In the midst of all this, Dr. Empey sees an opening for laboratories. “There’s a great role for labs,” he says. In addition to providing high-quality testing and interpretation, “labs can be front and center in emphasizing that these services exist.”

Putting pharmacogenomics testing to work remains an uphill journey—prepare to climb a lot of mountains, if not every one. Dr. Empey and others reported on 12 early adopters of CYP2C19 genotype-guided antiplatelet therapy (Empey PE, et al. Clin Pharmacol Ther. 2018[4];104:664–674). Their experiences provide useful insight into what can make a PGx endeavor sink or swim, he says.

Foremost, “You need a clinician champion to be able to start programs. If you have a great lab or a great research group and you don’t have that [clinical] champion to spearhead implementation, they’re a lot harder to get off the ground.”

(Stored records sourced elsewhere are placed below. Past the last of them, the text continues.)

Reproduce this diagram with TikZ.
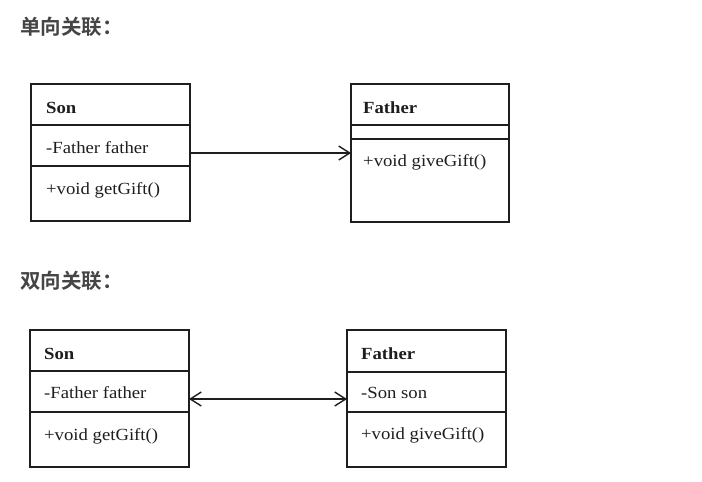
\documentclass[tikz,border=0pt]{standalone}
\usepackage{fontspec}
\newfontfamily\umlfont{Liberation Serif}[FakeStretch=1.1]
\newfontfamily\cjkfont{Noto Sans CJK SC}[BoldFont={Noto Sans CJK SC Bold}]
\usetikzlibrary{arrows.meta}
\definecolor{titlegray}{HTML}{454545}
\definecolor{linegray}{HTML}{1E1E1E}
\tikzset{
  classbox/.style={draw=linegray, line width=1.3pt, rectangle, inner sep=0pt, outer sep=0pt, anchor=north west},
  divider/.style={draw=linegray, line width=1.3pt},
  umltext/.style={anchor=base west, inner sep=0pt, text=linegray, font=\umlfont\fontsize{17}{20}\selectfont},
  umlname/.style={umltext, font=\umlfont\bfseries\fontsize{17}{20}\selectfont},
  sectitle/.style={anchor=west, inner sep=0pt, text=titlegray, font=\cjkfont\bfseries\fontsize{20.5}{24}\selectfont},
  assoc/.style={draw=linegray, line width=1.3pt, -{Straight Barb[length=11pt,width=14pt,line width=1.4pt]}},
  biassoc/.style={draw=linegray, line width=1.3pt, {Straight Barb[length=11pt,width=14pt,line width=1.4pt]}-{Straight Barb[length=11pt,width=14pt,line width=1.4pt]}}
}
\begin{document}
\begin{tikzpicture}[x=1pt, y=-1pt]
\useasboundingbox[fill=white] (0,0) rectangle (702,482);

% ---------- 单向关联 ----------
\node[sectitle] (t1) at (20,27) {单向关联：};

\node[classbox, minimum width=159pt, minimum height=137pt] (son1) at (31,84) {};
\draw[divider] (31,125) -- (190,125);
\draw[divider] (31,166) -- (190,166);
\node[umlname] (son1n) at (46,113) {Son};
\node[umltext] (son1a) at (46,153) {-Father father};
\node[umltext] (son1m) at (46,194) {+void getGift()};

\node[classbox, minimum width=158pt, minimum height=138pt] (fa1) at (351,84) {};
\draw[divider] (351,125) -- (509,125);
\draw[divider] (351,139) -- (509,139);
\node[umlname] (fa1n) at (363,113) {Father};
\node[umltext] (fa1m) at (363,166) {+void giveGift()};

\coordinate (a1s) at (190,153);
\coordinate (a1e) at (351,153);
\draw[assoc] (a1s) -- (a1e);

% ---------- 双向关联 ----------
\node[sectitle] (t2) at (20,281) {双向关联：};

\node[classbox, minimum width=159pt, minimum height=137pt] (son2) at (30,330) {};
\draw[divider] (30,371) -- (189,371);
\draw[divider] (30,412) -- (189,412);
\node[umlname] (son2n) at (44,359) {Son};
\node[umltext] (son2a) at (44,398) {-Father father};
\node[umltext] (son2m) at (44,440) {+void getGift()};

\node[classbox, minimum width=159pt, minimum height=137pt] (fa2) at (347,330) {};
\draw[divider] (347,372) -- (506,372);
\draw[divider] (347,412) -- (506,412);
\node[umlname] (fa2n) at (361,359) {Father};
\node[umltext] (fa2a) at (361,398) {-Son son};
\node[umltext] (fa2m) at (361,439) {+void giveGift()};

\coordinate (a2s) at (189,399);
\coordinate (a2e) at (347,399);
\draw[biassoc] (a2s) -- (a2e);
\end{tikzpicture}
\end{document}
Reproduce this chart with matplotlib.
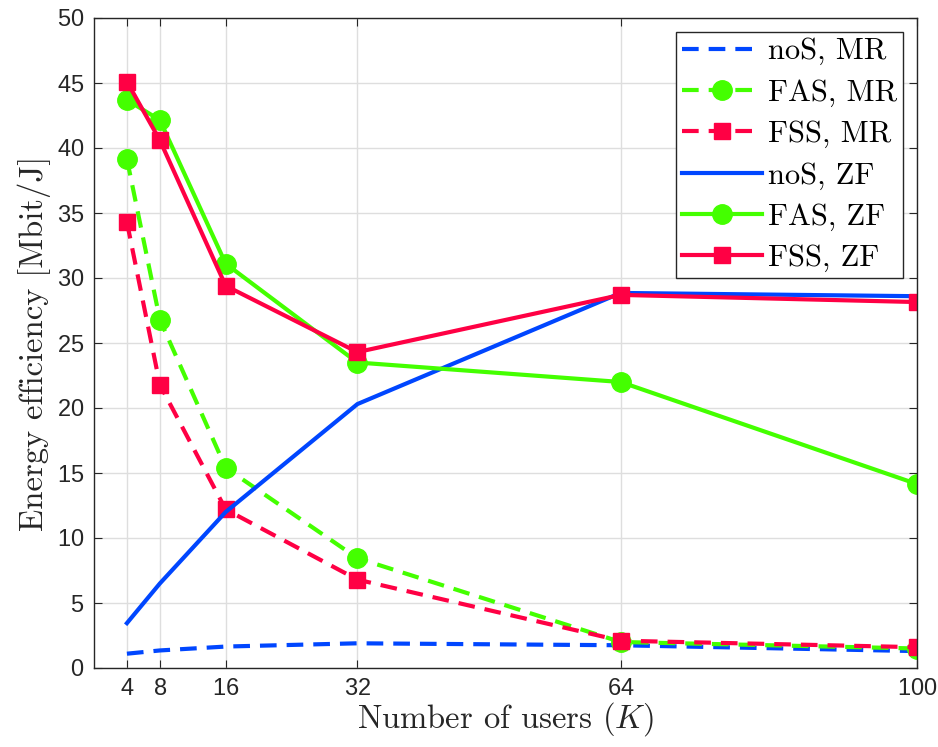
import numpy as np
import matplotlib
matplotlib.use('Agg')
import matplotlib.pyplot as plt

# Data
users = [4, 8, 16, 32, 64, 100]

nos_mr = [1.1, 1.35, 1.65, 1.9, 1.75, 1.3]
fas_mr = [39.15, 26.8, 15.4, 8.45, 2.0, 1.5]
fss_mr = [34.3, 21.8, 12.2, 6.8, 2.1, 1.6]
nos_zf = [3.45, 6.5, 12.0, 20.3, 28.85, 28.6]
fas_zf = [43.7, 42.15, 31.1, 23.5, 22.0, 14.15]
fss_zf = [45.1, 40.6, 29.4, 24.3, 28.7, 28.15]

x_ticks = [4, 8, 16, 32, 64, 100]
y_ticks = np.arange(0, 51, 5)

plt.rcParams['font.family'] = 'cmr10'
plt.rcParams['mathtext.fontset'] = 'cm'
plt.rcParams['axes.formatter.use_mathtext'] = True

blue = '#0046ff'
green = '#44ff00'
red = '#ff0044'
dark = '#262626'

fig = plt.figure(figsize=(9.38, 7.47), dpi=100)
ax = fig.add_axes([94 / 938, (747 - 668) / 747, (917 - 94) / 938, (668 - 18) / 747])

lw = 3.0
dash = (4, 2.4)
ax.plot(users, nos_mr, '--', dashes=dash, color=blue, linewidth=lw, label='noS, MR')
ax.plot(users, fas_mr, '--', dashes=dash, color=green, linewidth=lw, marker='o', markersize=14, label='FAS, MR')
ax.plot(users, fss_mr, '--', dashes=dash, color=red, linewidth=lw, marker='s', markersize=11.5, label='FSS, MR')
ax.plot(users, nos_zf, '-', color=blue, linewidth=lw, label='noS, ZF')
ax.plot(users, fas_zf, '-', color=green, linewidth=lw, marker='o', markersize=14, label='FAS, ZF')
ax.plot(users, fss_zf, '-', color=red, linewidth=lw, marker='s', markersize=11.5, label='FSS, ZF')

ax.set_xlim(0, 100)
ax.set_ylim(0, 50)
ax.set_xticks(x_ticks)
ax.set_yticks(y_ticks)
ax.grid(True, color='#dedede', linewidth=1)
ax.set_axisbelow(True)
ax.tick_params(direction='in', top=True, right=True, length=6,
               color=dark, labelcolor=dark, pad=7)
for lbl in ax.get_xticklabels() + ax.get_yticklabels():
    lbl.set_fontfamily('Liberation Sans')
    lbl.set_fontsize(17)
for s in ax.spines.values():
    s.set_color(dark)
    s.set_linewidth(1)

ax.set_xlabel('Number of users ($K$)', fontsize=23.5, color=dark, labelpad=0)
ax.set_ylabel('Energy efficiency [Mbit/J]', fontsize=23.5, color=dark, labelpad=4)

leg = ax.legend(loc='upper right', fontsize=22, fancybox=False, framealpha=1,
                edgecolor=dark, handlelength=2.6, borderpad=0.2,
                labelspacing=0.45, handletextpad=0.2, borderaxespad=0.45)
leg.get_frame().set_linewidth(1)

fig.savefig('out.png', dpi=100)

Education, as noted, is also critical. Those involved need to know about CPIC and other available resources. As knowledge expands, so will the field. Just as there’s no need to explain to anyone that a poor renal function may require changes in dosing of some medications, he foresees a day when knowing that someone is a CYP2C19 intermediate metabolizer will automatically drive downstream action.